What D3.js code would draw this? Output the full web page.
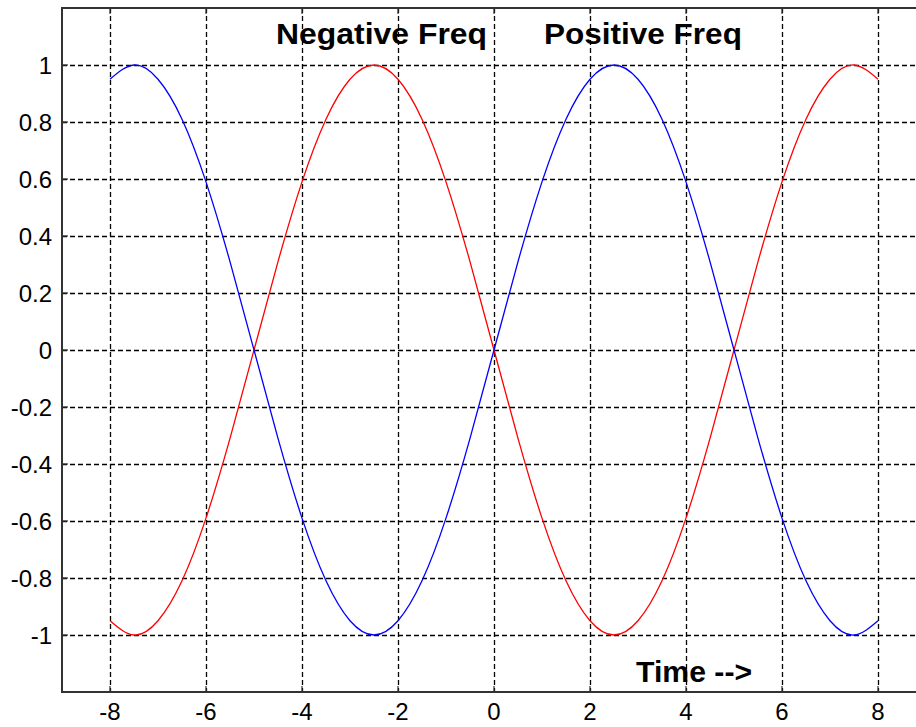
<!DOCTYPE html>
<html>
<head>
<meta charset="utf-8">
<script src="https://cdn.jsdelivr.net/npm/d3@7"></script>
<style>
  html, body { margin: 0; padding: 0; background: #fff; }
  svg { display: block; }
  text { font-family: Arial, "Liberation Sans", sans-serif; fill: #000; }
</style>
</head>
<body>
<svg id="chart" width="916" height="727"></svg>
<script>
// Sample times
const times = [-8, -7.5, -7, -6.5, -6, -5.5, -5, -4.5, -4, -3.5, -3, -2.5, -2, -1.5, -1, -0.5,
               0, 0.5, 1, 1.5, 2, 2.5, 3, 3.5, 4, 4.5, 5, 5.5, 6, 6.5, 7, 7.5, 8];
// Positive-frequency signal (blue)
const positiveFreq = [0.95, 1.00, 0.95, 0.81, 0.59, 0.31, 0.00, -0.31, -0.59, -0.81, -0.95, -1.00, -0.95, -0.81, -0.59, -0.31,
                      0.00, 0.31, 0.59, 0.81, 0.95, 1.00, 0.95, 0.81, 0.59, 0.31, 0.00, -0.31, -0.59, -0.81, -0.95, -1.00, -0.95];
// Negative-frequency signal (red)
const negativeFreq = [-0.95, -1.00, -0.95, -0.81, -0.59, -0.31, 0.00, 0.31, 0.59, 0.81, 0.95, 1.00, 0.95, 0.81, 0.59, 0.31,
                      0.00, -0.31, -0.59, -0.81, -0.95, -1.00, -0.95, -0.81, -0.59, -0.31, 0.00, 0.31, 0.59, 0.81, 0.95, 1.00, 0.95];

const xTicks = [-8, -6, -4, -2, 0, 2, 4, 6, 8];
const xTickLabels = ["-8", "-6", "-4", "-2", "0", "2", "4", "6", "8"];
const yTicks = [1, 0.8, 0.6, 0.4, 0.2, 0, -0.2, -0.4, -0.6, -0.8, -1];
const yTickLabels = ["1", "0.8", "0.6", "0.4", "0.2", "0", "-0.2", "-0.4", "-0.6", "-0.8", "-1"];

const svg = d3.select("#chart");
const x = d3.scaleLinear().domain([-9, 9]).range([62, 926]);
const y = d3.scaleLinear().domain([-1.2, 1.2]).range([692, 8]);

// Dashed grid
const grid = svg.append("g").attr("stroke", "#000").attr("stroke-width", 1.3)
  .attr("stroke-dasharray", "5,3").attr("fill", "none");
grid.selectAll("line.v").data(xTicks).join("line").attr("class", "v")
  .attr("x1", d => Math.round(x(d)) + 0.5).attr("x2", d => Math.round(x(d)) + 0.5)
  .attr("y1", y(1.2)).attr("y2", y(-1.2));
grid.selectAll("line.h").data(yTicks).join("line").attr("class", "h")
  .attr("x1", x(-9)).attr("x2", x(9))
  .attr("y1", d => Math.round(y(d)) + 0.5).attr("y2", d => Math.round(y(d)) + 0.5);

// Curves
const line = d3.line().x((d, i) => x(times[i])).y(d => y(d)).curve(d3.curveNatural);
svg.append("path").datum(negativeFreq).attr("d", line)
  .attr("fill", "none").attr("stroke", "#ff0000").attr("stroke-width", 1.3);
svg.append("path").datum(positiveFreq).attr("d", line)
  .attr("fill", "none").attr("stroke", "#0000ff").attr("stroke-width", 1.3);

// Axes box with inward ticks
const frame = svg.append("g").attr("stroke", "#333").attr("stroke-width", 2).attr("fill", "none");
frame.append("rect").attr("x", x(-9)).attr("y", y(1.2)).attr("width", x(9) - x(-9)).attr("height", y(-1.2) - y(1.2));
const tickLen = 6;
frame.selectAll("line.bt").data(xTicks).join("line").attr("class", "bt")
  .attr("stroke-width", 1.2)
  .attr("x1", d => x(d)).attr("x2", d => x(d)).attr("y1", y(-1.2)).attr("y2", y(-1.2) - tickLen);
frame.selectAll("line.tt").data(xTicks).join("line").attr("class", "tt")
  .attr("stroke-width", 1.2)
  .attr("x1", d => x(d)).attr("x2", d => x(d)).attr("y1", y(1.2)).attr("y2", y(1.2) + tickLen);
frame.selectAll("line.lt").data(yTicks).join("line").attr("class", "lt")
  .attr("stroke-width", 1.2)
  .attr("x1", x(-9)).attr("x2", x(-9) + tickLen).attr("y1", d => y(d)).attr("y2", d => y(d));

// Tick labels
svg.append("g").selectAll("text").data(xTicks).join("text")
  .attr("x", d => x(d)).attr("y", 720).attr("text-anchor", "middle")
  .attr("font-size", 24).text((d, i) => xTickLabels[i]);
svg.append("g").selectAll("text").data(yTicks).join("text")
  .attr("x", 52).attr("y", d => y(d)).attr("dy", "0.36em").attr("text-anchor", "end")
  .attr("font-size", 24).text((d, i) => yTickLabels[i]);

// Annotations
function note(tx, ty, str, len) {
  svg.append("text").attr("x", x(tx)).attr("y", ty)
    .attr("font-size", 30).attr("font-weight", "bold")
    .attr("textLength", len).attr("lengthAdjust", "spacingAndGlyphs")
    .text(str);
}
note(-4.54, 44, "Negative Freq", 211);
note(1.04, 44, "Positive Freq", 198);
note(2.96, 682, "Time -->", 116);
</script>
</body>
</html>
++++++++
** Brief **
Restate, line by line and word for word, everything from the top of the material through the line that contains "0.95, 1.00, 0.95];". Leave pictures out.

** Solution for this exercise **
What D3.js code would draw this? Output the full web page.
<!DOCTYPE html>
<html>
<head>
<meta charset="utf-8">
<script src="https://cdn.jsdelivr.net/npm/d3@7"></script>
<style>
  html, body { margin: 0; padding: 0; background: #fff; }
  svg { display: block; }
  text { font-family: Arial, "Liberation Sans", sans-serif; fill: #000; }
</style>
</head>
<body>
<svg id="chart" width="916" height="727"></svg>
<script>
// Sample times
const times = [-8, -7.5, -7, -6.5, -6, -5.5, -5, -4.5, -4, -3.5, -3, -2.5, -2, -1.5, -1, -0.5,
               0, 0.5, 1, 1.5, 2, 2.5, 3, 3.5, 4, 4.5, 5, 5.5, 6, 6.5, 7, 7.5, 8];
// Positive-frequency signal (blue)
const positiveFreq = [0.95, 1.00, 0.95, 0.81, 0.59, 0.31, 0.00, -0.31, -0.59, -0.81, -0.95, -1.00, -0.95, -0.81, -0.59, -0.31,
                      0.00, 0.31, 0.59, 0.81, 0.95, 1.00, 0.95, 0.81, 0.59, 0.31, 0.00, -0.31, -0.59, -0.81, -0.95, -1.00, -0.95];
// Negative-frequency signal (red)
const negativeFreq = [-0.95, -1.00, -0.95, -0.81, -0.59, -0.31, 0.00, 0.31, 0.59, 0.81, 0.95, 1.00, 0.95, 0.81, 0.59, 0.31,
                      0.00, -0.31, -0.59, -0.81, -0.95, -1.00, -0.95, -0.81, -0.59, -0.31, 0.00, 0.31, 0.59, 0.81, 0.95, 1.00, 0.95];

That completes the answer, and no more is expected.